Physical rhythm regulates the emotional system.
You can say:
‘Let us plan your week so your brain and heart both get rest.’
Step 4: Protect Sleep and Nourishment
Fatigue magnifies anxiety. Guard the basics: nutritious meals, early nights, screen limits before bed. Offer practical love: herbal tea, a quiet corner, or a calming nasheed.
Remind them:
‘Rest is not wasted time; it is how your mind remembers.’
Step 5: Model Calm Confidence
Teenagers subconsciously absorb your tone. If you pace, criticise, or panic, they will mirror it. Keep your own nerves steady. Replace constant checking (“Did you revise enough?”) with encouragement:
- ‘I am proud of your effort. Allah sees the work you are putting in.’
Consistency in your calm becomes their safety.
Step 6: Help Them Anchor Their Identity Beyond Results
Gently remind your teen that grades measure skill, not soul. Success in Islam is defined by intention, effort, and integrity. You might say:
- ‘Work hard, but remember; your worth is not decided by a paper. Allah looks at your heart and your effort, not your marks.’
When their sense of self expands beyond academic performance, anxiety loses its grip.
Step 7: Turn Preparation Into Connection
Encourage them to start revision sessions with Bismillah and close with Alhamdulillah. These small spiritual cues turn stress into remembrance. You can even share study time together reading quietly side by side so they feel companionship in effort, not isolation.
Spiritual Insight
Exams test knowledge, but they also test faith. In Islam, outcomes belong to Allah Almighty, while effort belongs to us. The key to calming exam anxiety is shifting the heart from control to trust doing your best while surrendering the rest to the One who plans with perfection.
Faith Over Fear
Allah Almighty states in the noble Quran at Surah Al Inshirah (94), Verses 5–6:
‘Thus with (every) hardship there is facilitation (from Allah Almighty). Indeed, with (every) hardship there is facilitation (from Allah Almighty).’

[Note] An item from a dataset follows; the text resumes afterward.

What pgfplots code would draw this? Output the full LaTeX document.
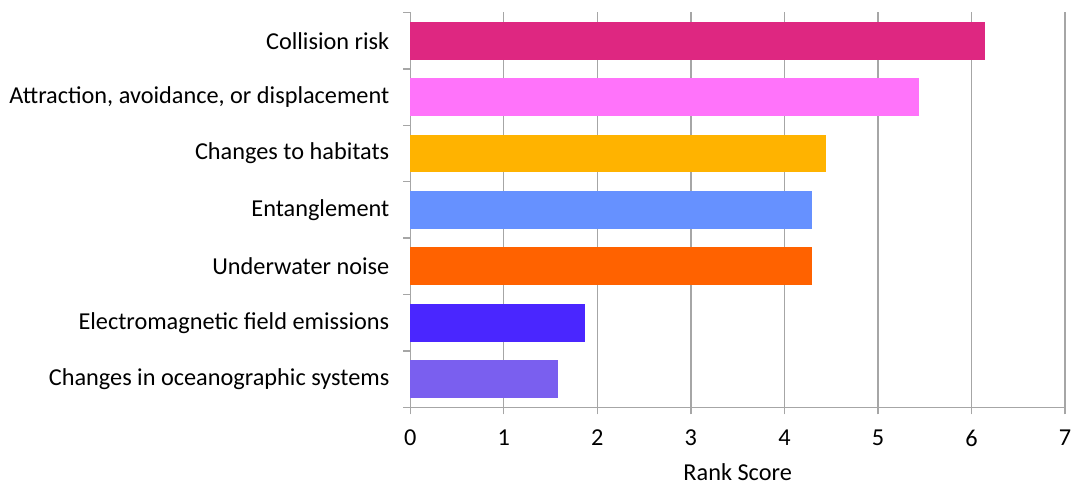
\documentclass[border=0pt]{standalone}
\usepackage{pgfplots}
\pgfplotsset{compat=1.18}
\usepackage{fontspec}
\setmainfont{Carlito}

\definecolor{cCollision}{RGB}{222,39,129}
\definecolor{cAttract}{RGB}{255,115,250}
\definecolor{cHabitat}{RGB}{255,179,0}
\definecolor{cEntangle}{RGB}{102,145,255}
\definecolor{cNoise}{RGB}{255,98,0}
\definecolor{cEMF}{RGB}{74,38,255}
\definecolor{cOcean}{RGB}{122,95,239}
\definecolor{axgray}{RGB}{166,166,166}

\begin{document}
\begin{tikzpicture}[x=1pt,y=1pt]
\useasboundingbox (-410.5,-77.5) rectangle (663,407.5);
\begin{axis}[
  scale only axis,
  width=655pt, height=395pt,
  xbar, bar width=38pt, bar shift=0pt,
  xmin=0, xmax=7,
  ymin=-0.5, ymax=6.5,
  axis x line=bottom, axis y line=left,
  axis line style={axgray, line width=1.3pt, -},
  xtick={0,...,7},
  ytick={0,...,6},
  yticklabels={Changes in oceanographic systems,Electromagnetic field emissions,Underwater noise,Entanglement,Changes to habitats,{Attraction, avoidance, or displacement},Collision risk},
  extra y ticks={-0.5,0.5,1.5,2.5,3.5,4.5,5.5,6.5},
  extra y tick labels={},
  extra y tick style={ytick style={draw=axgray, line width=1.3pt}, tick align=outside},
  major tick length=7pt,
  xtick style={axgray, line width=1.3pt},
  xtick align=outside,
  ytick style={draw=none},
  xmajorgrids,
  major grid style={axgray, line width=1.3pt},
  tick label style={font=\fontsize{24.3}{28}\selectfont},
  /pgf/number format/assume math mode=true,
  xticklabel style={yshift=-12pt},
  yticklabel style={xshift=-14pt},
  xlabel={Rank Score},
  xlabel style={font=\fontsize{24.3}{28}\selectfont, yshift=-10pt},
  clip=false,
]
\addplot[fill=cOcean, draw=none] coordinates {(1.575,0)};
\addplot[fill=cEMF, draw=none] coordinates {(1.865,1)};
\addplot[fill=cNoise, draw=none] coordinates {(4.30,2)};
\addplot[fill=cEntangle, draw=none] coordinates {(4.30,3)};
\addplot[fill=cHabitat, draw=none] coordinates {(4.44,4)};
\addplot[fill=cAttract, draw=none] coordinates {(5.44,5)};
\addplot[fill=cCollision, draw=none] coordinates {(6.15,6)};
\end{axis}
\end{tikzpicture}
\end{document}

This repetition is not coincidence; it is divine reassurance. Every difficulty carries ease within it, not after it. You can tell your teen:
‘The stress you feel is part of the process; but ease is already on its way.’
Encourage them to see pressure as training for resilience, not punishment.
The Prophet’s ﷺTeaching on Effort and Trust
It is recorded in Jami Tirmidhi, Hadith 2517, that the holy Prophet Muhammad ﷺ said:
‘Tie your camel and then rely upon Allah.’
This Hadith perfectly balances effort and tawakkul. In modern terms: study well, revise sincerely, and then release the outcome. Teach your teen this dua:
“Ya Allah, I have tied my camel. I have done my part. Please bless my effort with peace and clarity.”
This transforms fear of results into faith in divine wisdom.
Calm Through Dhikr
During study breaks or before an exam, encourage simple remembrance:
“Hasbiyallahu la ilaha illa Huwa.” (‘Allah is enough for me; there is no god but Him.’)
It steadies breathing, quiets mental noise, and reminds them that true success is never earned; it is granted.
Reframing Success in Faith
Remind your teen:
‘Success in Allah’s sight is not about being first; it is about being sincere.’
Allah Almighty measures effort, not rank. Even a struggle done with good intention can outweigh perfect performance done for show.
By validating fear, anchoring effort in structure, and connecting every moment of study to faith, you help your child discover that peace does not come from control; it comes from tawakkul: trusting Allah Almighty with both the journey and the result. In that trust, hearts find calm no exam can shake.